Bir ülkede ne kadar çok sermaye sahibi ve zengin varsa o kadar kalkınma refah seviyesinin gelişmesi demektir. Şimdi ülkemize döviz gelebilmesi ve borsanın yükselebilmesi için bizim gibi gelişmekte olan ülkelerle birlikte en yüksek faiz veren ülkelerden biriyiz. 2000’in ilk yıllarında faizler %70ler yüzde %80’lerdeydi. Bu yıllarda ise %7-8 olan faizleri çok buluyoruz. Bu halimize bile şükür etmeliyiz.
Yıllarca bu ülkemiz paradan para kazananlar tarafından sömürüldü, milli kaynaklarımız heba edilip darbeciler tarafından yok edildi.
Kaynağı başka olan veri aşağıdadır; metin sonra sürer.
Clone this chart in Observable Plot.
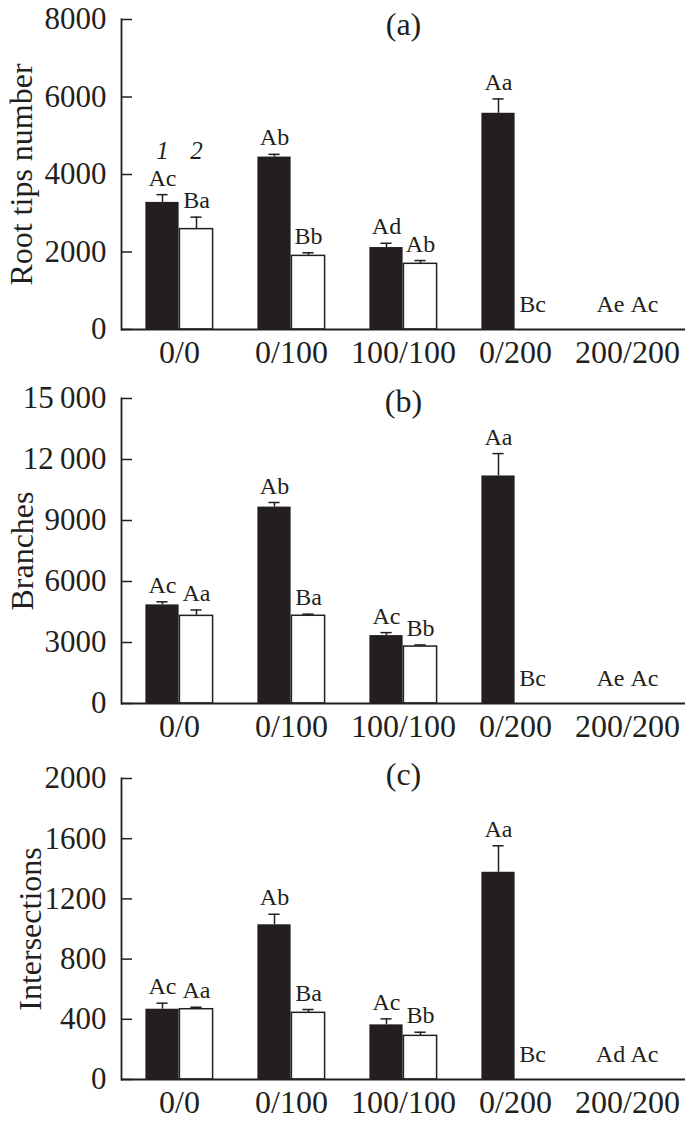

Aynı oyunlar 1 yıldır ülkede tekrarlanmak istenip dövizin yükselip bununla beraber faizlerin yükselmesi, ülkenin yeniden o borçlu dönemdeki haline dönmesi için her türlü oyun tezgâhlanıyor, muhalefet partileri eylemleri körükleyerek buralardan kendilerine çıkar sağlamaya çalışıyorlar.
Son günlerde Soma’da maden ocağında kaybettiğimiz işçilerimizin üzerinden bile siyaset yapmaya çalışarak ülkede birlik beraberliğin bozulması için her türlü tezgah düzenleniyor, ülke ekonomisinin yeniden eski günlere dönmesinin hesabı yapılıyor.
Bizler öyle fesatlardan oluşan bir ilçede yaşıyoruz ki içimizden biri çalışıp sermayesi gelişince nereden çaldı, hangi partiden nemalandı diye elli tane iftira atıyor, ondan sonra da esnaf perişan iş yok diye hükümete çatıyoruz. Çerkezköy’de-Çorlu’da iş varda Uzunköprü’de yok. Onun hesabını yapmıyoruz.